Much of the media commentary attempts to portray this as meaning that the US was “isolated”. But there no reports of heated exchanges at the meeting of leaders or at the meeting which drafted the communiqué. Arguably, it is the other 19 countries which are going their own way in interpreting the Paris Accord. Note that both paragraphs above  acknowledge  that in effect there are “nationally determined contributions”, which in the case of the two biggest emitters who attended G20 (China and India) do not aim to actually reduce their emissions before 2030. In short, the assertion of isolation is meaningless, just as is the statement that “the Paris Agreement is irreversible” by the other G20 members, none of whom are punishable under the Accord is they fail to meet their pledges.

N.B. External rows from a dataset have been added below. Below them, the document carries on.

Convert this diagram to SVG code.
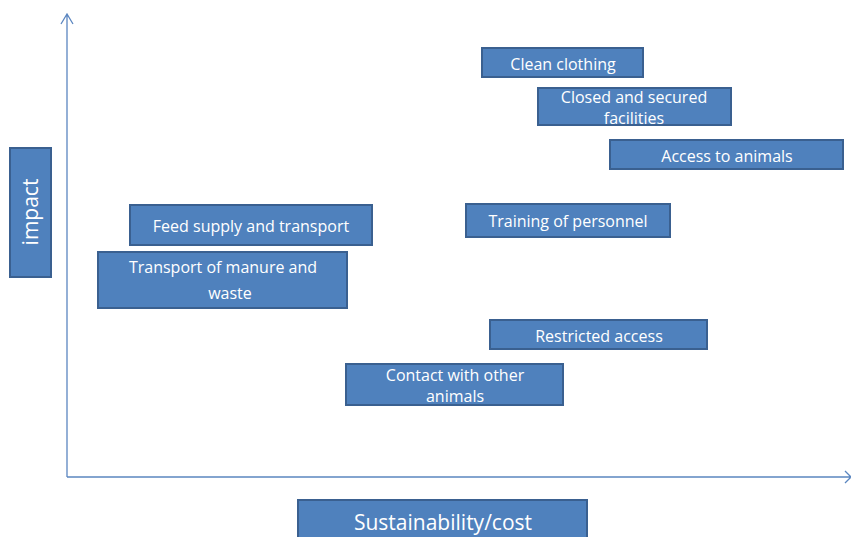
<svg xmlns="http://www.w3.org/2000/svg" width="851" height="537" viewBox="0 0 851 537">
<style>
.box{fill:#4F81BD;stroke:#3A6090;stroke-width:2}
.t{font-family:"Open Sans","Liberation Sans",sans-serif;font-size:16px;fill:#fff;text-anchor:middle}
.big{font-size:21px}
.ax{stroke:#5B86C0;stroke-width:1.3;fill:none}
</style>
<rect width="851" height="537" fill="#fff"/>
<g id="axes">
<path class="ax" d="M67,477 V14 M61,24 L67,14 L73,24"/>
<path class="ax" d="M67,477 H850 M845,471 L851,477 L845,483"/>
</g>
<g id="impact"><rect class="box" x="10" y="148" width="41" height="129"/><text class="t big" transform="translate(38,212) rotate(-90)">impact</text></g>
<g id="sustainability"><rect class="box" x="298" y="500" width="289" height="40"/><text class="t big" x="443" y="530">Sustainability/cost</text></g>
<g id="clean"><rect class="box" x="482" y="48" width="161" height="29"/><text class="t" x="563" y="70">Clean clothing</text></g>
<g id="closed"><rect class="box" x="538" y="88" width="193" height="37"/><text class="t" x="634" y="103">Closed and secured</text><text class="t" x="634" y="124">facilities</text></g>
<g id="access"><rect class="box" x="610" y="140" width="233" height="29"/><text class="t" x="727" y="162">Access to animals</text></g>
<g id="feed"><rect class="box" x="130" y="205" width="242" height="40"/><text class="t" x="251" y="232">Feed supply and transport</text></g>
<g id="manure"><rect class="box" x="98" y="252" width="249" height="56"/><text class="t" x="223" y="273">Transport of manure and</text><text class="t" x="230" y="299">waste</text></g>
<g id="training"><rect class="box" x="466" y="204" width="204" height="33"/><text class="t" x="568" y="227">Training of personnel</text></g>
<g id="restricted"><rect class="box" x="490" y="320" width="217" height="29"/><text class="t" x="599" y="342">Restricted access</text></g>
<g id="contact"><rect class="box" x="346" y="364" width="217" height="41"/><text class="t" x="455" y="381">Contact with other</text><text class="t" x="455" y="402">animals</text></g>
</svg>
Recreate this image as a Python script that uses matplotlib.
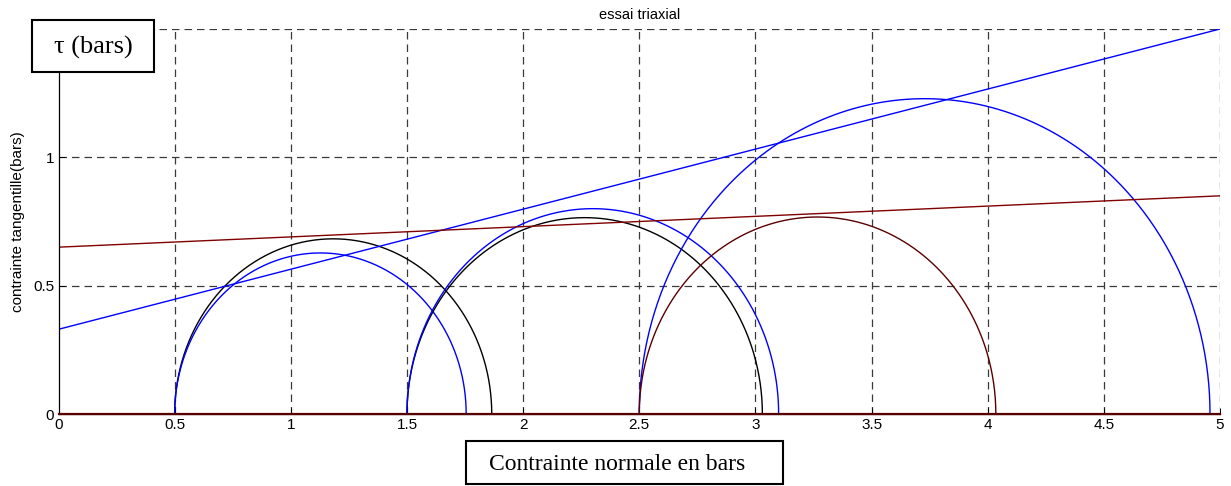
import numpy as np
import matplotlib
matplotlib.use("Agg")
import matplotlib.pyplot as plt
from matplotlib.patches import Rectangle

# Mohr circles: (sigma3, sigma1, colour)
sigma3 = [0.5, 0.5, 1.5, 1.5, 2.5, 2.5]
sigma1 = [1.865, 1.755, 3.03, 3.10, 4.957, 4.035]
circle_colors = ["#000000", "#0000ff", "#000000", "#0000ff", "#0000ff", "#5a0000"]

# Envelope lines: intercept (cohesion) and slope (tan phi)
env_c = [0.33, 0.65]
env_tan = [0.234, 0.040]
env_colors = ["#0000ff", "#800000"]

xticks = [0, 0.5, 1, 1.5, 2, 2.5, 3, 3.5, 4, 4.5, 5]
xticklabels = ["0", "0.5", "1", "1.5", "2", "2.5", "3", "3.5", "4", "4.5", "5"]
yticks = [0, 0.5, 1]
yticklabels = ["0", "0.5", "1"]

W, H = 1231, 486
fig = plt.figure(figsize=(W / 100, H / 100), dpi=100)
ax = fig.add_axes([58.5 / W, 1 - 414 / H, (1220 - 58.5) / W, (414 - 29) / H])
ax.set_xlim(0, 5)
ax.set_ylim(0, 1.5)

grid_kw = dict(color="#3a3a3a", linestyle=(0, (6, 4)), linewidth=0.9, zorder=0.5)
for x in xticks[1:]:
    ax.axvline(x, **grid_kw)
for y in [0.5, 1.0, 1.5]:
    ax.axhline(y, **grid_kw)

theta = np.linspace(0, np.pi, 400)
for s3, s1, col in zip(sigma3, sigma1, circle_colors):
    c = (s1 + s3) / 2
    r = (s1 - s3) / 2
    ax.plot(c + r * np.cos(theta), r * np.sin(theta), color=col, linewidth=1.0, zorder=2)

xs = np.array([0, 5])
for cc, t, col in zip(env_c, env_tan, env_colors):
    ax.plot(xs, cc + t * xs, color=col, linewidth=1.0, zorder=2)

ax.plot([0, 5], [0, 0], color="#5a0000", linewidth=1.6, zorder=3, clip_on=False)

for s in ["top", "right"]:
    ax.spines[s].set_visible(False)
ax.spines["left"].set_linewidth(0.9)
ax.spines["bottom"].set_linewidth(0.9)

ax.set_xticks(xticks)
ax.set_xticklabels(xticklabels)
ax.set_yticks(yticks)
ax.set_yticklabels(yticklabels)
ax.tick_params(direction="in", length=4, labelsize=11, width=0.7, pad=3)
for lab in ax.get_xticklabels() + ax.get_yticklabels():
    lab.set_fontfamily("Liberation Sans")

ax.set_title("essai triaxial", fontsize=10.5, family="Liberation Sans", pad=7)
ax.set_ylabel("contrainte tangentille(bars)", fontsize=11, family="Liberation Sans", labelpad=6)

# annotation boxes (pixel geometry from reference)
def box(x0, y0, x1, y1):
    fig.patches.append(Rectangle((x0 / W, 1 - y1 / H), (x1 - x0) / W, (y1 - y0) / H,
                                 transform=fig.transFigure, facecolor="white",
                                 edgecolor="black", linewidth=1.5, zorder=5))

box(32, 20, 154, 72)
fig.text(93 / W, 1 - 47 / H, "τ (bars)", ha="center", va="center",
         fontsize=19, family="Liberation Serif", zorder=6)
box(466, 441, 783, 484)
fig.text(617 / W, 1 - 464 / H, "Contrainte normale en bars", ha="center", va="center",
         fontsize=17, family="Liberation Serif", zorder=6)

fig.savefig("out.png", dpi=100)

Importantly, the reference to nationally determined policies also appears under the section dealing with migration. That includes the following

We emphasise the sovereign right of states to manage and control their borders and in this regard to establish policies in their own national interests and national security, as well as the importance that repatriation and reintegration of migrants who are not eligible to remain be safe and humane. We commit to countering migrant smuggling and trafficking in human beings and we are determined to take action against people smugglers and traffickers.

This will doubtless have been “pushed” by the UK and is important to that country, as it is to Australia.

Overall, it is difficult to see that this G20 meeting decided anything  of substance as “global” policy. As in the past, there was much discussion but the important policy decisions continue to be left to nations.